The track has been featured in a number of films and television shows, including an episode of The Simpsons.

According to Gerschwitz, Dorman was born in St. Louis on Sept. 15, 1942.

“He developed this style,” Gerschwitz said, “where the bass did not just function as a bass; it was an equal instrument with the others.” He added that Dorman was fond of noting that in 1968, Led Zeppelin opened for Iron Butterfly.

Dorman founded another band, Captain Beyond, in the 1970s. He continued touring with Iron Butterfly until recently. The band has replaced a number of musicians over the decades.

Gerschwitz, who had known Dorman for many years and joined the band in 2005, said Dorman did not have any immediate survivors.

Larry Reinhardt, a guitarist from the band who was known as Rhino, died earlier this year.

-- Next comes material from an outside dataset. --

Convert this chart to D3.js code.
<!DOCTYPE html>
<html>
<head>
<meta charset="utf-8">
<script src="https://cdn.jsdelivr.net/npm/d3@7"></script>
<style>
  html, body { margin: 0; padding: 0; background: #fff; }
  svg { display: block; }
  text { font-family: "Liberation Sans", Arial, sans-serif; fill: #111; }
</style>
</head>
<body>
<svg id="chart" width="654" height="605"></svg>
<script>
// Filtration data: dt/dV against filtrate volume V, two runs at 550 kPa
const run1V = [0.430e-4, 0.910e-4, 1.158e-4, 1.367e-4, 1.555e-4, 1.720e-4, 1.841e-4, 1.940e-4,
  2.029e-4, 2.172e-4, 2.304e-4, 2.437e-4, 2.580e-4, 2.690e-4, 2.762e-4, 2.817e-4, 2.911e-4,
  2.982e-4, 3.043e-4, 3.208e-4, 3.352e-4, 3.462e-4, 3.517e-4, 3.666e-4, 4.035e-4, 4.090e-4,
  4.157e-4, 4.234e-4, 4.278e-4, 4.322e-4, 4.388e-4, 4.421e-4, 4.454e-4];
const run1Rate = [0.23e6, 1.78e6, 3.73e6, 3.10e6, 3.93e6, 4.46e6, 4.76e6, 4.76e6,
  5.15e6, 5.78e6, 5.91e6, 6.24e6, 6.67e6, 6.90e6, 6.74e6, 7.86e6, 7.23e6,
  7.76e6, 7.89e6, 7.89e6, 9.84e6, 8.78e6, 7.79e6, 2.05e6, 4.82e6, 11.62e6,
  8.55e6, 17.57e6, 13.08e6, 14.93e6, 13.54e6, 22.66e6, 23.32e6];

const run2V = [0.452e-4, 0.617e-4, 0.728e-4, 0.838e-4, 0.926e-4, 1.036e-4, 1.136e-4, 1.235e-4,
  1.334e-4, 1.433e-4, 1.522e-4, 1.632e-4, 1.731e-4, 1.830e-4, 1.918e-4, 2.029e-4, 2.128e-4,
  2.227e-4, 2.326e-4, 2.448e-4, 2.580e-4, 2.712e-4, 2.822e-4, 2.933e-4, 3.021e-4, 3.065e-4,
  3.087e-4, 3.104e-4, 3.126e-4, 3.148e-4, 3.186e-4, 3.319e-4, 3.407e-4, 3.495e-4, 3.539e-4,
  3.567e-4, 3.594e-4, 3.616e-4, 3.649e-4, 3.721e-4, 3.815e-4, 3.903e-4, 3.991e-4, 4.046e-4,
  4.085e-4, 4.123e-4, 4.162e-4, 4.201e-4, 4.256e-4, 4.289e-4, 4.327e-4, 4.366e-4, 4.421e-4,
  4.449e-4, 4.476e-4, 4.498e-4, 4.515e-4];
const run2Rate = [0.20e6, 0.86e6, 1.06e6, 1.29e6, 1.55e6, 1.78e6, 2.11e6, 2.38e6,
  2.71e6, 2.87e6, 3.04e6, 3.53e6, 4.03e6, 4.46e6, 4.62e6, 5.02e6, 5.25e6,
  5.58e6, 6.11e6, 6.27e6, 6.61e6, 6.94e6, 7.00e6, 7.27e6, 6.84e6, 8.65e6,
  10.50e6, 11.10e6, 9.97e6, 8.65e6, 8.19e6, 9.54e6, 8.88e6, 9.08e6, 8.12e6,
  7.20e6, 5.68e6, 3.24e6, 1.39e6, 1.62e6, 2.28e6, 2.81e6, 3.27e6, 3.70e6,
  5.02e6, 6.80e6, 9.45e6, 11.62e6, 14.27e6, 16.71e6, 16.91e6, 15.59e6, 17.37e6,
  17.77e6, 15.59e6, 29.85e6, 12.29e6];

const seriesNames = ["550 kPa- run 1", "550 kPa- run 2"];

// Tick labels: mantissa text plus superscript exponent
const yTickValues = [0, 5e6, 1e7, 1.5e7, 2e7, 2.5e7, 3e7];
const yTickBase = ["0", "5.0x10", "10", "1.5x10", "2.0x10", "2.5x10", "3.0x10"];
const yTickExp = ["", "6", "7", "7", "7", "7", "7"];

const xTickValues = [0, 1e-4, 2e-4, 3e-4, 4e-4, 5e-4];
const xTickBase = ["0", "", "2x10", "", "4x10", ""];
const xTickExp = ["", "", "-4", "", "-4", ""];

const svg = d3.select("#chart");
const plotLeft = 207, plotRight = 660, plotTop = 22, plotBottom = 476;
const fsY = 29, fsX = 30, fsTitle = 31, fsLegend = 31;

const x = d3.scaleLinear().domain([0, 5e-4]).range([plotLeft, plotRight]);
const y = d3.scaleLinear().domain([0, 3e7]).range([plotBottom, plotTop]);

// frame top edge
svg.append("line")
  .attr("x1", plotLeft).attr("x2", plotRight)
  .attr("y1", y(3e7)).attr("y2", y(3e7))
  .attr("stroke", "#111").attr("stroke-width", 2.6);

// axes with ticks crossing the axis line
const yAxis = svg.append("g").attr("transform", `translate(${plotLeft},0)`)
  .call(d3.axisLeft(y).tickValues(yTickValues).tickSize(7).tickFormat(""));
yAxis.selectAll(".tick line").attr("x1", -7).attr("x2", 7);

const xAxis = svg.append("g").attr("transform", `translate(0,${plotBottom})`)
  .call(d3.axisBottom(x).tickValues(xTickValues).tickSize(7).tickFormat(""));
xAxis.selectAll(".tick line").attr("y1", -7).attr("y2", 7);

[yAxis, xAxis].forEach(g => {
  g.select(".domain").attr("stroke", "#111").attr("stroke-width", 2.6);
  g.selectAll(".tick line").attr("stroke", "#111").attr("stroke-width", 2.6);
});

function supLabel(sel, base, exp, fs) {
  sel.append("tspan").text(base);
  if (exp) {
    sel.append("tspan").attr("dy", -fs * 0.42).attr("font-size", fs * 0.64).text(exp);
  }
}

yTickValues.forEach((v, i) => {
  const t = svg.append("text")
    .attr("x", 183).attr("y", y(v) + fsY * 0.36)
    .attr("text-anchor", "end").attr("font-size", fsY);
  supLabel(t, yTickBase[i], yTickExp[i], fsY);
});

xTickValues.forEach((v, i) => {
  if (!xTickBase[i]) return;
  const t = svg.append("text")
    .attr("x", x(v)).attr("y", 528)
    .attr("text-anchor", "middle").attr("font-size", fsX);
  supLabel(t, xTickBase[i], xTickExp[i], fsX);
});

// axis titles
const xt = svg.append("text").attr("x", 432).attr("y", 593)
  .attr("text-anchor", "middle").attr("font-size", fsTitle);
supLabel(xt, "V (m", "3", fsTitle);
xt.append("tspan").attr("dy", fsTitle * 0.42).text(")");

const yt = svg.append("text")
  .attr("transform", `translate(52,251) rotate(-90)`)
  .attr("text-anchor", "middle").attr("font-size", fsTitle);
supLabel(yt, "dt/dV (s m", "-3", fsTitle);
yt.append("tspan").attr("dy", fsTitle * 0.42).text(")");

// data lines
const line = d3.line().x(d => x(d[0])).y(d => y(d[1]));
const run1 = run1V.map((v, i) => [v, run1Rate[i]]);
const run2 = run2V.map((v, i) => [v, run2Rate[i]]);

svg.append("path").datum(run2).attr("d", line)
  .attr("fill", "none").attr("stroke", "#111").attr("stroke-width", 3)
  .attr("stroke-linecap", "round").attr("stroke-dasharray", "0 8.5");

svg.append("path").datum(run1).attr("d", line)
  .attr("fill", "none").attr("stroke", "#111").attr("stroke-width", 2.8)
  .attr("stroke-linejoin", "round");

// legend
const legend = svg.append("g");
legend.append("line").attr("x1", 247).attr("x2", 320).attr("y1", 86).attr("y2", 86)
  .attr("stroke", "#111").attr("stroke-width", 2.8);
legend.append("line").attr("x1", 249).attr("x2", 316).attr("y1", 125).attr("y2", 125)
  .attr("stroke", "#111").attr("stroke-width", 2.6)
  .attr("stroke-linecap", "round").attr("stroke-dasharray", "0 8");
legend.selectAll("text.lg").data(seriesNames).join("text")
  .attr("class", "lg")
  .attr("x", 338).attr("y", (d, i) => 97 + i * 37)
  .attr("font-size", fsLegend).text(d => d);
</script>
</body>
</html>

Erik Braunn, who also played guitar for the group, died in 2003.

Blues legend, composer of ‘The Walk’THE NEW YORK TIMES

Jimmy McCracklin, a blues singer and pianist who by his count composed nearly a thousand songs and recorded hundreds, including the 1950s hit “The Walk,” died Thursday in San Pablo, Calif. He was 91.

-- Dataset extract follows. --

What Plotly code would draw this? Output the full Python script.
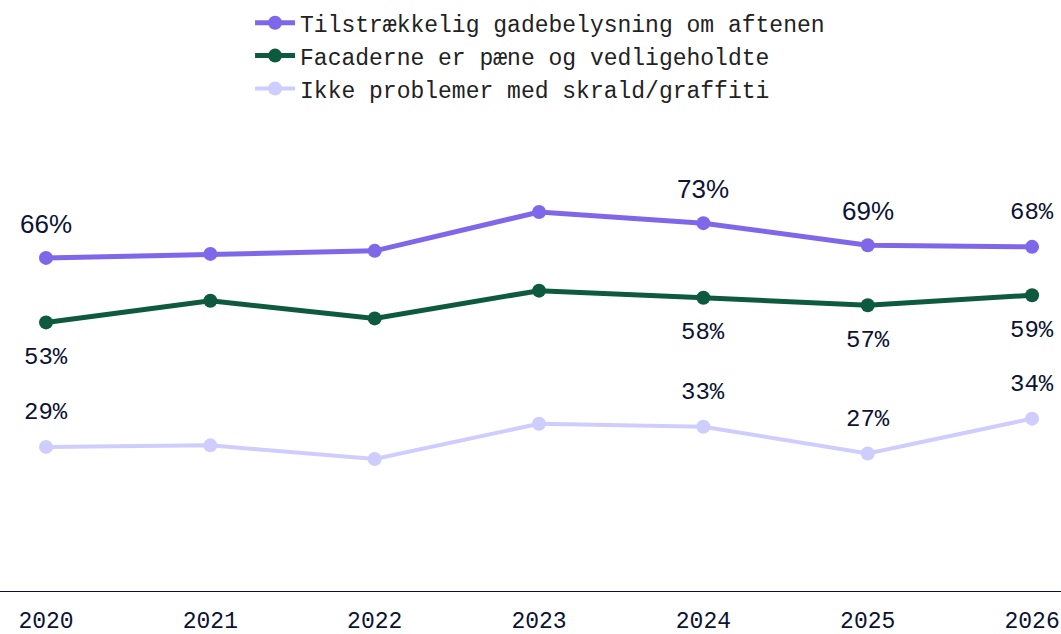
import plotly.graph_objects as go

years = [2020, 2021, 2022, 2023, 2024, 2025, 2026]

names = [
    "Tilstrækkelig gadebelysning om aftenen",
    "Facaderne er pæne og vedligeholdte",
    "Ikke problemer med skrald/graffiti",
]
lys = [66.1, 66.9, 67.5, 75.2, 73.0, 68.6, 68.3]
facader = [53.3, 57.6, 54.1, 59.6, 58.2, 56.7, 58.7]
skrald = [28.6, 28.9, 26.2, 33.2, 32.6, 27.3, 34.2]

colors = ["#7f67ea", "#0e5a3e", "#cfcdfd"]
widths = [5, 5, 4]

# which years get a value label, and which of those are big sans labels
label_years = [2020, 2024, 2025, 2026]
big_labels = [(0, 2020), (0, 2024), (0, 2025)]
label_side = [1, -1, 1]  # 1 = above, -1 = below

mono = "Courier New, Liberation Mono, monospace"
ink = "#0d1333"

fig = go.Figure()
series = [lys, facader, skrald]
for i, vals in enumerate(series):
    fig.add_trace(go.Scatter(
        x=years, y=vals, name=names[i], mode="lines+markers",
        line=dict(color=colors[i], width=widths[i]),
        marker=dict(color=colors[i], size=14),
    ))

for i, vals in enumerate(series):
    for x, v in zip(years, vals):
        if x not in label_years:
            continue
        big = (i, x) in big_labels
        fig.add_annotation(
            x=x, y=v, text=f"{round(v)}%", showarrow=False,
            yshift=34 * label_side[i] + (0 if label_side[i] > 0 else -1),
            font=dict(family="Liberation Sans, Arial, sans-serif" if big else mono,
                      size=26 if big else 24, color=ink),
        )

fig.update_layout(
    width=1061, height=634,
    paper_bgcolor="white", plot_bgcolor="white",
    margin=dict(l=0, r=0, t=140, b=43, autoexpand=False),
    showlegend=True,
    legend=dict(x=0.509, xanchor="center", y=0.998, yanchor="top", yref="container",
                font=dict(family=mono, size=23, color="#222222"),
                tracegroupgap=0, itemwidth=40),
)
fig.update_xaxes(range=[2019.72, 2026.176], tickvals=years, showgrid=False, zeroline=False,
                 showline=True, linecolor=ink, linewidth=1, ticks="", automargin=False,
                 ticklabelstandoff=8,
                 tickfont=dict(family=mono, size=23, color=ink))
fig.update_yaxes(range=[0, 89.5], visible=False, showgrid=False, automargin=False)

fig.write_html("out.html", config={"displayModeBar": False},
               post_script="document.body.style.margin='0';")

His daughter, Sue McCracklin, confirmed his death.

McCracklin’s music spanned decades and eras of rhythm and blues, from up-tempo jump blues of the 1940s to soul of the 1960s and ’70s. Though his music eventually reached a national audience, he was most identified with the West Coast blues scene.His best-known record is probably “The Walk,” a jubilant dance number he recorded for Checker Records while he and his band, the Blues Blasters, were in Chicago. The song was his first national hit after more than a decade of recording. It reached No. 7 on the Billboard pop chart in 1958.

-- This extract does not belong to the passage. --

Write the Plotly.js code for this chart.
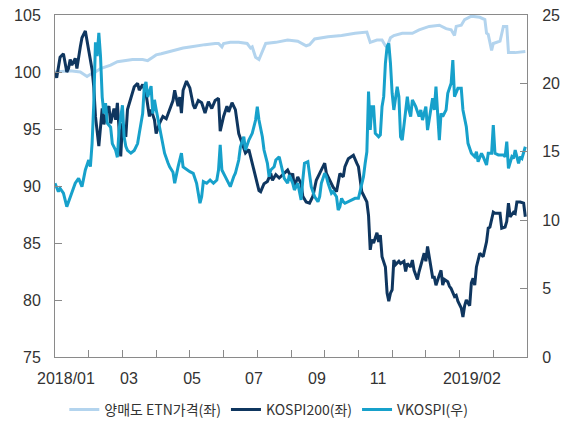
<!DOCTYPE html>
<html>
<head>
<meta charset="utf-8">
<script src="https://cdn.plot.ly/plotly-3.0.1.min.js"></script>
<style>html,body{margin:0;padding:0;background:#fff;}#chart{width:566px;height:423px;}</style>
</head>
<body>
<div id="chart"></div>
<script>
// trading-day index (0 = first trading day of 2018)
const etnDay = [0,9,15,19,21,24,27,33,37,41,46,52,55,58,60,63,68,72,76,80,84,89,95,97,99,100,104,109,114,116,117,119,121,123,125,131,138,144,147,149,151,154,162,170,178,185,187,191,194,196,197,199,201,206,212,216,222,228,232,235,237,238,241,243,247,252,255,256,257,259,260,264,266,268,269,273,279];
const etnPrice = [100.0,100.1,100.0,99.6,99.8,100.0,100.3,100.6,100.9,101.0,101.1,101.1,101.0,101.3,101.5,101.6,101.8,102.0,102.1,102.2,102.3,102.4,102.5,102.5,102.2,102.5,102.6,102.6,102.5,102.1,102.2,101.3,101.1,101.8,102.5,102.6,102.8,102.7,102.5,102.3,102.4,102.9,103.1,103.2,103.4,103.5,102.6,102.8,102.8,102.3,102.2,103.0,103.2,103.4,103.4,103.7,104.0,104.1,103.8,103.7,103.2,104.0,104.1,104.6,104.9,104.8,104.6,103.4,103.3,101.9,102.5,102.7,104.0,104.0,101.7,101.7,101.8];

const kospiDay = [0,1,3,5,7,8,9,10,12,13,15,16,18,19,20,22,23,24,26,27,28,29,31,32,33,35,36,37,39,40,42,43,45,47,49,50,52,54,56,57,59,60,62,64,66,68,70,71,73,74,75,76,78,80,82,83,85,87,89,91,93,95,97,98,100,102,103,105,107,109,111,113,115,117,119,121,122,124,126,128,129,131,133,136,138,140,141,142,144,146,147,149,151,153,155,157,159,160,161,163,165,167,168,169,171,172,174,176,177,179,180,182,183,185,186,187,188,189,191,192,193,194,196,197,198,199,200,201,202,204,205,207,208,209,211,212,213,215,216,218,219,220,221,222,224,225,226,228,229,230,231,233,234,235,237,238,239,241,242,243,244,246,247,248,249,250,251,252,254,256,257,258,260,261,264,265,267,268,269,270,272,273,274,276,278,279];
const kospi200 = [100.0,99.5,101.3,101.6,100.0,100.3,101.1,100.6,101.2,100.3,102.2,103.0,103.6,102.7,102.2,100.2,98.7,96.1,93.5,95.2,96.8,95.4,96.7,97.0,95.5,96.8,95.8,97.3,92.6,95.5,94.3,96.7,97.8,98.7,99.0,98.4,98.9,98.1,96.1,96.7,95.8,94.6,95.5,96.1,95.9,96.7,97.5,98.4,97.0,97.8,96.4,98.4,99.2,98.6,97.1,96.8,97.5,97.3,96.4,97.4,96.8,97.5,97.7,94.8,96.1,97.0,96.5,97.3,96.7,94.6,93.7,92.9,93.2,92.0,90.8,89.6,89.5,90.2,90.4,91.1,90.5,91.0,90.7,91.1,91.4,90.8,91.1,89.9,90.8,90.2,89.1,88.6,88.5,89.1,90.5,91.1,91.7,92.0,91.1,90.5,89.9,89.5,90.5,91.1,90.8,91.7,92.4,92.6,92.7,92.0,91.7,89.5,89.2,88.6,87.4,84.4,85.3,85.0,85.9,85.1,85.7,83.8,82.9,80.6,79.9,80.6,80.9,83.5,83.1,83.4,83.2,83.4,82.5,83.2,82.9,83.5,82.6,81.8,82.5,83.7,84.1,83.4,84.7,83.8,82.0,82.0,81.3,82.2,82.6,81.3,81.8,81.6,81.2,81.0,80.3,80.4,79.9,79.3,78.5,79.5,80.0,79.5,81.5,81.9,81.3,82.9,83.5,84.1,83.8,85.1,86.3,86.4,87.7,87.6,87.6,86.3,86.4,86.9,88.5,87.3,87.7,87.6,88.6,88.6,88.5,87.3];

const vkospiDay = [0,2,3,5,7,9,11,12,14,16,17,18,20,21,22,23,24,25,26,27,28,29,30,31,33,34,36,37,38,40,41,42,43,45,47,49,50,52,53,54,55,57,58,59,60,62,63,65,67,68,70,71,73,75,76,78,80,82,84,86,87,88,90,92,94,96,97,98,99,101,103,104,106,107,109,110,112,113,115,117,119,120,121,123,124,126,127,128,130,131,133,135,136,138,139,141,142,144,146,147,148,150,151,152,154,156,157,158,160,161,162,164,165,167,168,169,170,171,172,174,176,178,180,181,183,184,185,186,187,188,189,190,192,193,194,195,196,197,198,199,200,201,202,203,204,205,206,208,209,210,211,212,214,216,217,218,220,221,222,224,225,226,228,229,230,232,233,235,236,237,239,241,242,244,245,247,249,250,251,253,254,256,257,259,260,261,263,266,267,268,269,271,272,273,275,276,277,279];
const vkospi = [12.70,12.09,12.33,11.97,10.99,11.72,12.45,12.70,13.06,12.45,13.06,13.67,14.40,13.91,15.62,18.5,23.0,22.0,23.7,22.0,19.0,17.8,18.55,17.1,16.8,15.6,15.1,14.6,16.6,18.4,16.1,15.4,15.1,14.9,15.1,15.6,16.35,17.8,19.8,20.1,19.0,19.8,17.8,18.8,18.1,16.8,16.1,14.9,14.2,13.9,13.5,12.7,13.9,14.9,13.9,13.7,13.55,13.43,12.70,11.24,11.72,12.82,12.70,12.94,12.70,12.94,13.67,15.50,13.67,13.18,12.70,12.45,13.18,13.43,14.40,15.37,16.10,15.13,15.86,16.35,17.32,18.30,17.32,16.10,15.13,14.16,13.18,13.67,13.91,14.40,14.64,13.67,13.06,12.70,13.30,12.70,12.21,12.70,11.48,12.94,14.16,14.28,13.18,12.45,11.72,11.35,11.72,12.70,13.43,13.18,12.70,11.97,12.09,11.72,10.75,10.99,11.60,11.35,11.24,11.35,11.48,11.60,11.60,12.21,13.18,14.16,15.0,19.4,16.6,18.3,18.3,16.35,16.10,16.23,18.30,19.03,21.47,22.68,22.93,21.47,19.28,18.06,18.79,19.76,19.03,16.10,15.86,18.06,19.03,18.06,17.57,18.79,18.30,17.57,18.06,17.32,18.30,16.59,17.32,18.91,18.06,19.76,15.86,17.81,17.57,18.06,19.28,20.01,21.71,19.03,19.64,19.64,18.06,16.83,15.62,14.89,14.64,15.01,14.28,14.89,14.64,14.04,14.89,14.89,16.96,14.89,14.77,14.77,14.64,15.74,13.79,14.64,14.52,15.13,14.16,14.64,14.52,15.37];

const monthTickPos = [6.5,43.9,81.3,118,155.4,191.6,247.3];
const monthTickText = ['2018/01','03','05','07','09','11','2019/02'];

const names = ['양매도 ETN가격(좌)','KOSPI200(좌)','VKOSPI(우)'];
const colors = ['#b3d4ee','#0f365f','#17a1cb'];

const font = 'Liberation Sans, Arial, sans-serif';
const axisGray = '#8a8a8a';

const traces = [
  {x: etnDay, y: etnPrice, name: names[0], type: 'scatter', mode: 'lines', line: {color: colors[0], width: 3}, xaxis: 'x', yaxis: 'y'},
  {x: kospiDay, y: kospi200, name: names[1], type: 'scatter', mode: 'lines', line: {color: colors[1], width: 3}, xaxis: 'x', yaxis: 'y'},
  {x: vkospiDay, y: vkospi, name: names[2], type: 'scatter', mode: 'lines', line: {color: colors[2], width: 3}, xaxis: 'x', yaxis: 'y2'},
  // carrier for the month label axis (draws nothing)
  {x: monthTickPos, y: monthTickPos.map(() => null), type: 'scatter', mode: 'lines', xaxis: 'x2', yaxis: 'y',
   showlegend: false, hoverinfo: 'skip', line: {width: 0}}
];

const layout = {
  width: 566, height: 423,
  margin: {l: 55, r: 39, t: 15, b: 66},
  paper_bgcolor: '#fff', plot_bgcolor: '#fff',
  font: {family: font, size: 16, color: '#333'},
  showlegend: true,
  legend: {orientation: 'h', x: 0.453, xanchor: 'center', yref: 'container', y: 0.031, yanchor: 'middle',
           font: {family: 'Noto Sans CJK KR, sans-serif', size: 14, color: '#333'},
           traceorder: 'normal', itemwidth: 30, tracegroupgap: 0},
  xaxis: {range: [0, 280], tick0: 0, dtick: 20, ticks: 'inside', ticklen: 7, tickcolor: axisGray,
          showticklabels: false, showline: true, linecolor: axisGray, linewidth: 1, mirror: true,
          showgrid: false, zeroline: false, fixedrange: true},
  xaxis2: {range: [0, 280], overlaying: 'x', anchor: 'y', side: 'bottom', tickmode: 'array',
           tickvals: monthTickPos, ticktext: monthTickText, ticks: '', showline: false,
           showgrid: false, zeroline: false, ticklabelstandoff: 10,
           tickfont: {family: font, size: 16, color: '#333'}},
  yaxis: {range: [75, 105], dtick: 5, ticks: 'inside', ticklen: 7, tickcolor: axisGray,
          showline: true, linecolor: axisGray, linewidth: 1, showgrid: false, zeroline: false,
          ticklabelstandoff: 10, tickfont: {family: font, size: 16, color: '#333'}},
  yaxis2: {range: [0, 25], dtick: 5, overlaying: 'y', side: 'right', anchor: 'x', ticks: 'inside', ticklen: 7,
           tickcolor: axisGray, showline: true, linecolor: axisGray, linewidth: 1, showgrid: false,
           zeroline: false, ticklabelstandoff: 11, tickfont: {family: font, size: 16, color: '#333'}}
};

Plotly.newPlot('chart', traces, layout, {displayModeBar: false, staticPlot: true});
</script>
</body>
</html>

McCracklin released more than 20 albums and wrote and recorded popular tunes such as “Think,” “Just Got to Know,” “Shame, Shame, Shame” and“My Answer.”

But he never recorded his most lucrative song, “Tramp.” The song cracked the pop charts in 1967 when it was recorded by Otis Redding and Carla Thomas.

McCracklin was born James David Walker on Aug. 13, 1921, in Helena, Ark., and was given the name McCracklin when his stepfather, Berry McCracklin, adopted him. His family soon moved to St. Louis, where the blues performer Walter Davis taught him to sing and to play the piano.

McCracklin enlisted in the Navy in 1941 and took up competitive boxing while in the service. Honorably discharged in 1944, he moved to Los Angeles and boxed semiprofessionally for a time.

In the late 1950s he married Beulah Fayson, who died in 2008. He lived in Richmond, Calif., before moving to a nursing facility in San Pablo.

Besides his daughter, he is survived by a stepdaughter, Patricia Croner; four stepsons, Larry and Mike Collins, Willie Trader and Walter McAlpine; and two grandchildren.